9. Practical Tips for Employees
- Keep your signed project contract and deployment orders.
- Ask HR for the project completion date and expected last day.
- If repeatedly rehired for similar tasks, you may already be a regular employee — consult DOLE or a lawyer.
- Request your COE and final pay promptly; follow up using DOLE Single-Entry Approach (SEnA) if delayed.
- Verify that the employer issued your BIR Form 2316 for tax records.

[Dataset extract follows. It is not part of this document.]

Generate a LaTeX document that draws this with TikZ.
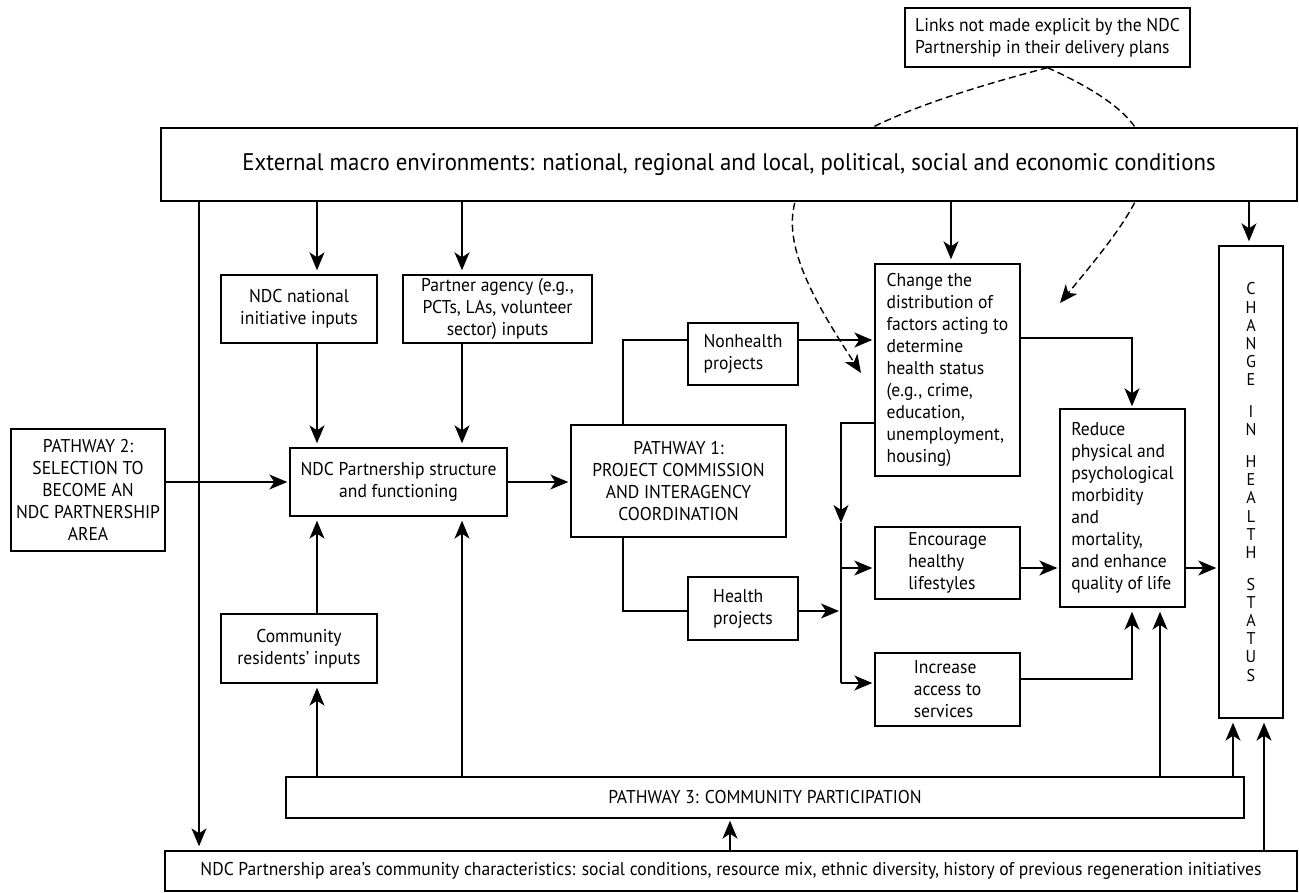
\documentclass[tikz,border=0pt]{standalone}
\usepackage{fontspec}
\setmainfont{PT Sans}[FakeStretch=0.95]
\usetikzlibrary{arrows.meta,backgrounds}
\newcommand\fsN{\fontsize{18.5}{22}\selectfont}
\newcommand\fsB{\fontsize{24}{28}\selectfont}
\newcommand\fsC{\fontsize{17}{18.2}\selectfont}
\begin{document}
\begin{tikzpicture}[x=1pt,y=-1pt,
 box/.style={draw, line width=1.4pt, fill=white, inner sep=0pt, align=center, font=\fsN},
 lbox/.style={box, align=left},
 conn/.style={line width=1.4pt},
 arr/.style={conn, -{Stealth[length=18pt,width=15pt,inset=5pt]}, shorten >=4pt},
 dsh/.style={conn, -{Stealth[length=18pt,width=15pt,inset=5pt]}, dash pattern=on 7pt off 4pt}]
\useasboundingbox (0,0) rectangle (1299,893);

% nodes
\node[lbox, minimum width=285pt, minimum height=59pt] (links) at (1047.5,37.5) {Links not made explicit by the NDC\\Partnership in their delivery plans};
\node[box, minimum width=1136pt, minimum height=73pt, font=\fsB] (ext) at (729,164.5) {External macro environments: national, regional and local, political, social and economic conditions};
\node[box, minimum width=156pt, minimum height=68pt] (ndcnat) at (299,309) {NDC national\\initiative inputs};
\node[box, minimum width=189pt, minimum height=68pt] (partner) at (497.5,309) {Partner agency (e.g.,\\PCTs, LAs, volunteer\\sector) inputs};
\node[box, minimum width=154pt, minimum height=122pt] (pw2) at (88,490) {PATHWAY 2:\\SELECTION TO\\BECOME AN\\NDC PARTNERSHIP\\AREA};
\node[box, minimum width=217pt, minimum height=68pt] (struct) at (398.5,482) {NDC Partnership structure\\and functioning};
\node[box, minimum width=215pt, minimum height=112pt] (pw1) at (678.5,481) {PATHWAY 1:\\PROJECT COMMISSION\\AND INTERAGENCY\\COORDINATION};
\node[lbox, minimum width=110pt, minimum height=62pt] (nonh) at (743,354) {Nonhealth\\projects};
\node[lbox, minimum width=110pt, minimum height=63pt] (health) at (743,608.5) {Health\\projects};
\node[lbox, minimum width=145pt, minimum height=212pt] (dist) at (947.5,370) {Change the\\distribution of\\factors acting to\\determine\\health status\\(e.g., crime,\\education,\\unemployment,\\housing)};
\node[lbox, minimum width=145pt, minimum height=72pt] (enc) at (947.5,563) {Encourage\\healthy\\lifestyles};
\node[lbox, minimum width=145pt, minimum height=73pt] (inc) at (947.5,689.5) {Increase\\access to\\services};
\node[lbox, minimum width=125pt, minimum height=198pt] (red) at (1122.5,508) {Reduce\\physical and\\psychological\\morbidity\\and\\mortality,\\and enhance\\quality of life};
\node[box, minimum width=64pt, minimum height=472pt, font=\fsC] (change) at (1251,482) {C\\H\\A\\N\\G\\E\\[13.5pt]I\\N\\[13.5pt]H\\E\\A\\L\\T\\H\\[13.5pt]S\\T\\A\\T\\U\\S};
\node[box, minimum width=156pt, minimum height=69pt] (resid) at (299,648.5) {Community\\residents’ inputs};
\node[box, minimum width=958pt, minimum height=41pt] (pw3) at (765,797.5) {PATHWAY 3: COMMUNITY PARTICIPATION};
\node[box, minimum width=1132pt, minimum height=40pt] (chars) at (731,871) {NDC Partnership area’s community characteristics: social conditions, resource mix, ethnic diversity, history of previous regeneration initiatives};

% routing levels
\coordinate (xA) at (317,0);
\coordinate (xB) at (462,0);
\coordinate (xL) at (199,0);
\coordinate (xP1) at (623,0);
\coordinate (xbus) at (841,0);
\coordinate (xdist) at (951,0);
\coordinate (xR1) at (1132,0);
\coordinate (xR2) at (1160,0);
\coordinate (xC0) at (1249,0);
\coordinate (xC1) at (1233,0);
\coordinate (xC2) at (1264,0);
\coordinate (xP3) at (730,0);
\coordinate (ynh) at (0,340);
\coordinate (ydl) at (0,423);
\coordinate (ymid) at (0,523);
\coordinate (ydr) at (0,338);
\coordinate (yenc) at (0,568);
\coordinate (yinc) at (0,683);
\coordinate (yir) at (0,679);
\coordinate (yhl) at (0,611);
\coordinate (tipL) at (861,373);
\coordinate (tipR) at (1060,303);

% dashed links behind external box
\begin{pgfonlayer}{background}
\draw[dsh] (links.south) .. controls (753,145) and (751,206) .. (tipL);
\draw[dsh] (links.south) .. controls (1195,134) and (1157,186) .. (tipR);
\end{pgfonlayer}

% connectors
\draw[arr] (xA |- ext.south) -- (xA |- ndcnat.north);
\draw[arr] (xB |- ext.south) -- (xB |- partner.north);
\draw[arr] (xA |- ndcnat.south) -- (xA |- struct.north);
\draw[arr] (xB |- partner.south) -- (xB |- struct.north);
\draw[arr] (xA |- pw3.north) -- (xA |- resid.south);
\draw[arr] (xA |- resid.north) -- (xA |- struct.south);
\draw[arr] (xB |- pw3.north) -- (xB |- struct.south);
\draw[arr] (xL |- ext.south) -- (xL |- chars.north);
\draw[arr, shorten >=2pt] (pw2.east |- struct.west) -- (struct.west);
\draw[arr, shorten >=2pt] (struct.east) -- (struct.east -| pw1.west);
\draw[conn] (xP1 |- pw1.north) |- (nonh.west |- ynh);
\draw[arr, shorten >=2pt] (nonh.east |- ynh) -- (dist.west |- ynh);
\draw[conn] (xP1 |- pw1.south) |- (health.west |- yhl);
\draw[arr, shorten >=2pt] (health.east |- yhl) -- (xbus |- yhl);
\draw[arr, shorten >=0pt] (dist.west |- ydl) -| (xbus |- ymid);
\draw[conn] (xbus |- ymid) -- (xbus |- yinc);
\draw[arr, shorten >=2pt] (xbus |- yenc) -- (enc.west |- yenc);
\draw[arr, shorten >=2pt] (xbus |- yinc) -- (inc.west |- yinc);
\draw[arr] (xdist |- ext.south) -- (xdist |- dist.north);
\draw[arr, shorten >=2pt] (dist.east |- ydr) -| (xR1 |- red.north);
\draw[arr, shorten >=2pt] (enc.east |- yenc) -- (red.west |- yenc);
\draw[arr, shorten >=2pt] (red.east |- yenc) -- (change.west |- yenc);
\draw[arr] (inc.east |- yir) -| (xR1 |- red.south);
\draw[arr] (xR2 |- pw3.north) -- (xR2 |- red.south);
\draw[arr] (xC0 |- ext.south) -- (xC0 |- change.north);
\draw[arr] (xC1 |- pw3.north) -- (xC1 |- change.south);
\draw[arr] (xC2 |- chars.north) -- (xC2 |- change.south);
\draw[arr, shorten >=2pt] (xP3 |- chars.north) -- (xP3 |- pw3.south);
\end{tikzpicture}
\end{document}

10. Frequently Asked Questions
Question | Short Answer |
---|---|
Is 30-day advance notice to the employee mandatory? | No — project completion is an exception; prior notice is not required as long as completion date was fixed at hiring. |
Does failure to file RKS Form 5 automatically make dismissal illegal? | It creates a strong presumption of regular employment; employer then bears heavy burden to prove project status. |
Are project employees entitled to separation pay? | Not for project completion itself. They may get it if terminated for other authorized causes (redundancy, retrenchment, closure). |
Can a project employee join or form a union? | Yes. Project employees have the same right to self-organization during their tenure. |
What if the project gets suspended? | Employer may place employees on bona fide suspension (Art. 301) for up to 6 months; longer suspension without pay risks illegal dismissal unless employees are recalled or paid separation/retirement benefits. |
11. Conclusion
In Philippine labor law, project completion is a legitimate ground to end employment without the ordinary 30-day notice to the worker. However, employers must still satisfy due-process markers: (1) categorical disclosure of the project’s parameters at hiring, and (2) post-termination reporting to the DOLE through RKS Form 5. Lapses in these substantive or procedural steps expose the company to findings of illegal dismissal and the burdens of reinstatement, backwages, and damages. Conversely, diligent compliance provides a clear, lawful, and efficient off-boarding route that respects both managerial flexibility and workers’ rights.
(Prepared July 3, 2025. This article conveys general information and is not legal advice. For specific cases, consult counsel or the DOLE.)